- Problem to solve:
Skip all pictures, then copy the lines from the start of the data through the line with "const yTicks = [0, 200, 400, 600, 800, 1000, 1200];", keeping both ends.

****

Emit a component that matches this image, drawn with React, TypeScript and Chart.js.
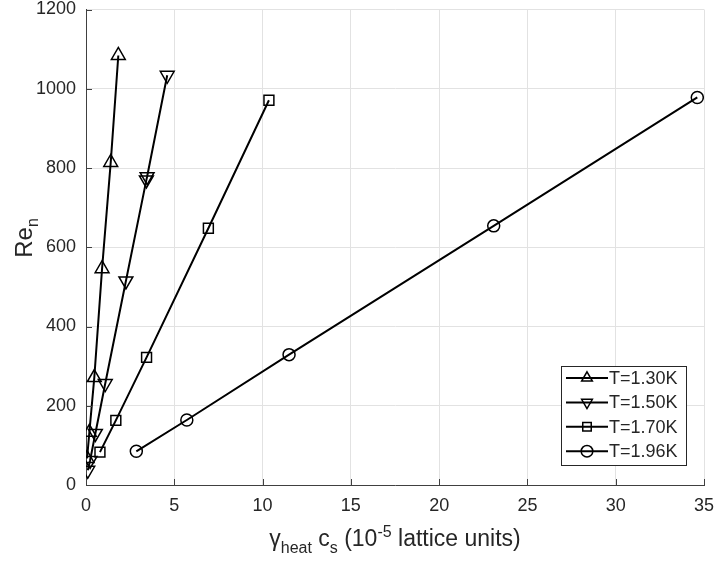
import React, { useEffect, useRef } from 'react';
import { Chart, registerables } from 'chart.js';

Chart.register(...registerables);

const FONT = '"Liberation Sans", Arial, Helvetica, sans-serif';

// Series labels
const seriesLabels = ['T=1.30K', 'T=1.50K', 'T=1.70K', 'T=1.96K'];

// T = 1.30 K (up triangles)
const x130 = [0.06, 0.19, 0.47, 0.91, 1.40, 1.83];
const y130 = [67, 133, 271, 546, 814, 1084];

// T = 1.50 K (down triangles)
const x150 = [0.10, 0.23, 0.53, 1.09, 2.26, 3.42, 3.46, 4.60];
const y150 = [37, 62, 130, 256, 515, 770, 778, 1034];

// T = 1.70 K (squares)
const x170 = [0.79, 1.69, 3.43, 6.93, 10.36];
const y170 = [83, 163, 322, 648, 971];

// T = 1.96 K (circles)
const x196 = [2.85, 5.71, 11.5, 23.09, 34.62];
const y196 = [85, 164, 329, 654, 978];

// Axis ticks
const xTicks = [0, 5, 10, 15, 20, 25, 30, 35];
const yTicks = [0, 200, 400, 600, 800, 1000, 1200];

const pts = (xs: number[], ys: number[]) => xs.map((x, i) => ({ x, y: ys[i] }));

function drawMarker(ctx: CanvasRenderingContext2D, style: string, rot: number, x: number, y: number, r: number) {
  ctx.beginPath();
  if (style === 'circle') {
    ctx.arc(x, y, r, 0, Math.PI * 2);
  } else if (style === 'rect') {
    const s = r * Math.SQRT1_2;
    ctx.rect(x - s, y - s, 2 * s, 2 * s);
  } else {
    let a = (rot * Math.PI) / 180;
    ctx.moveTo(x + Math.sin(a) * r, y - Math.cos(a) * r);
    a += (2 * Math.PI) / 3;
    ctx.lineTo(x + Math.sin(a) * r, y - Math.cos(a) * r);
    a += (2 * Math.PI) / 3;
    ctx.lineTo(x + Math.sin(a) * r, y - Math.cos(a) * r);
    ctx.closePath();
  }
  ctx.stroke();
}

const inwardTicks = {
  id: 'inwardTicks',
  afterDatasetsDraw(chart: any) {
    const { ctx, chartArea, scales } = chart;
    ctx.save();
    ctx.strokeStyle = '#404040';
    ctx.lineWidth = 1;
    ctx.beginPath();
    xTicks.forEach((v) => {
      const px = Math.round(scales.x.getPixelForValue(v)) + 0.5;
      ctx.moveTo(px, chartArea.bottom);
      ctx.lineTo(px, chartArea.bottom - 6);
    });
    yTicks.forEach((v) => {
      const py = Math.round(scales.y.getPixelForValue(v)) + 0.5;
      ctx.moveTo(chartArea.left, py);
      ctx.lineTo(chartArea.left + 6, py);
    });
    ctx.stroke();
    ctx.restore();
  },
};

const titles = {
  id: 'titles',
  afterDraw(chart: any) {
    const { ctx, chartArea } = chart;
    ctx.save();
    ctx.fillStyle = '#262626';
    ctx.textBaseline = 'alphabetic';
    ctx.textAlign = 'left';
    const main = `23px ${FONT}`;
    const small = `16px ${FONT}`;
    // x title
    const segs: [string, string, number][] = [
      ['\u03b3', main, 0],
      ['heat', small, 7],
      [' c', main, 0],
      ['s', small, 7],
      [' (10', main, 0],
      ['-5', small, -9],
      [' lattice units)', main, 0],
    ];
    let total = 0;
    segs.forEach(([t, f]) => {
      ctx.font = f;
      total += ctx.measureText(t).width;
    });
    let cx = (chartArea.left + chartArea.right) / 2 - total / 2;
    const base = 546;
    segs.forEach(([t, f, off]) => {
      ctx.font = f;
      ctx.fillText(t, cx, base + off);
      cx += ctx.measureText(t).width;
    });
    // y title
    const ysegs: [string, string, number][] = [
      ['Re', `24px ${FONT}`, 0],
      ['n', small, 6],
    ];
    let ytot = 0;
    ysegs.forEach(([t, f]) => {
      ctx.font = f;
      ytot += ctx.measureText(t).width;
    });
    ctx.translate(32, 238);
    ctx.rotate(-Math.PI / 2);
    let lx = -ytot / 2;
    ysegs.forEach(([t, f, off]) => {
      ctx.font = f;
      ctx.fillText(t, lx, off);
      lx += ctx.measureText(t).width;
    });
    ctx.restore();
  },
};

const boxLegend = {
  id: 'boxLegend',
  afterDraw(chart: any) {
    const { ctx } = chart;
    const left = 561.5, top = 366.5, w = 125, h = 99;
    ctx.save();
    ctx.fillStyle = '#ffffff';
    ctx.fillRect(left, top, w, h);
    ctx.strokeStyle = '#262626';
    ctx.lineWidth = 1;
    ctx.strokeRect(left, top, w, h);
    ctx.font = `18px ${FONT}`;
    ctx.textBaseline = 'middle';
    ctx.textAlign = 'left';
    chart.data.datasets.forEach((ds: any, i: number) => {
      const y = 378 + i * 24.4;
      ctx.strokeStyle = '#000';
      ctx.lineWidth = 2;
      ctx.beginPath();
      ctx.moveTo(566, y);
      ctx.lineTo(608, y);
      ctx.stroke();
      ctx.lineWidth = 1.5;
      const st = ds.pointStyle;
      const r = st === 'circle' ? 5.8 : st === 'rect' ? 6 : 6.2;
      drawMarker(ctx, st, ds.pointRotation || 0, 587, y, r);
      ctx.fillStyle = '#262626';
      ctx.fillText(ds.label, 609, y + 1);
    });
    ctx.restore();
  },
};

export default function App() {
  const ref = useRef<HTMLCanvasElement | null>(null);

  useEffect(() => {
    document.body.style.margin = '0';
    const canvas = ref.current;
    if (!canvas) return;
    const base = {
      showLine: true,
      borderColor: '#000000',
      borderWidth: 2,
      pointBorderColor: '#000000',
      pointBackgroundColor: 'rgba(0,0,0,0)',
      pointBorderWidth: 1.5,
      tension: 0,
      fill: false,
    };
    const chart = new Chart(canvas, {
      type: 'line',
      data: {
        datasets: [
          { ...base, label: seriesLabels[0], data: pts(x130, y130), pointStyle: 'triangle', pointRadius: 8 },
          { ...base, label: seriesLabels[1], data: pts(x150, y150), pointStyle: 'triangle', pointRotation: 180, pointRadius: 8 },
          { ...base, label: seriesLabels[2], data: pts(x170, y170), pointStyle: 'rect', pointRadius: 7 },
          { ...base, label: seriesLabels[3], data: pts(x196, y196), pointStyle: 'circle', pointRadius: 6 },
        ] as any,
      },
      options: {
        responsive: false,
        animation: false,
        layout: { padding: { left: 0, right: 11, top: 5, bottom: 0 } },
        plugins: { legend: { display: false }, tooltip: { enabled: false } },
        scales: {
          x: {
            type: 'linear',
            min: 0,
            max: 35,
            afterBuildTicks: (s: any) => {
              s.ticks = xTicks.map((v) => ({ value: v }));
            },
            grid: { color: '#e2e2e2', drawTicks: false, lineWidth: 1 },
            border: { display: true, color: '#404040', width: 1 },
            ticks: {
              font: { family: FONT, size: 18 },
              color: '#262626',
              padding: 10,
              maxRotation: 0,
              autoSkip: false,
              callback: (v: any) => String(v),
            },
            afterFit: (s: any) => {
              s.height = 79;
              s.paddingLeft = 0;
              s.paddingRight = 0;
            },
          },
          y: {
            type: 'linear',
            min: 0,
            max: 1200,
            afterBuildTicks: (s: any) => {
              s.ticks = yTicks.map((v) => ({ value: v }));
            },
            grid: { color: '#e2e2e2', drawTicks: false, lineWidth: 1 },
            border: { display: true, color: '#404040', width: 1 },
            ticks: {
              font: { family: FONT, size: 18 },
              color: '#262626',
              padding: 10,
              autoSkip: false,
              callback: (v: any) => String(v),
            },
            afterFit: (s: any) => {
              s.width = 86;
              s.paddingTop = 0;
              s.paddingBottom = 0;
            },
          },
        },
      } as any,
      plugins: [inwardTicks, titles, boxLegend],
    });
    return () => chart.destroy();
  }, []);

  return (
    <div style={{ width: 715, height: 564 }}>
      <canvas ref={ref} width={715} height={564} style={{ display: 'block' }} />
    </div>
  );
}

****

- Output for this task:
Emit a component that matches this image, drawn with React, TypeScript and Chart.js.
import React, { useEffect, useRef } from 'react';
import { Chart, registerables } from 'chart.js';

Chart.register(...registerables);

const FONT = '"Liberation Sans", Arial, Helvetica, sans-serif';

// Series labels
const seriesLabels = ['T=1.30K', 'T=1.50K', 'T=1.70K', 'T=1.96K'];

// T = 1.30 K (up triangles)
const x130 = [0.06, 0.19, 0.47, 0.91, 1.40, 1.83];
const y130 = [67, 133, 271, 546, 814, 1084];

// T = 1.50 K (down triangles)
const x150 = [0.10, 0.23, 0.53, 1.09, 2.26, 3.42, 3.46, 4.60];
const y150 = [37, 62, 130, 256, 515, 770, 778, 1034];

// T = 1.70 K (squares)
const x170 = [0.79, 1.69, 3.43, 6.93, 10.36];
const y170 = [83, 163, 322, 648, 971];

// T = 1.96 K (circles)
const x196 = [2.85, 5.71, 11.5, 23.09, 34.62];
const y196 = [85, 164, 329, 654, 978];

// Axis ticks
const xTicks = [0, 5, 10, 15, 20, 25, 30, 35];
const yTicks = [0, 200, 400, 600, 800, 1000, 1200];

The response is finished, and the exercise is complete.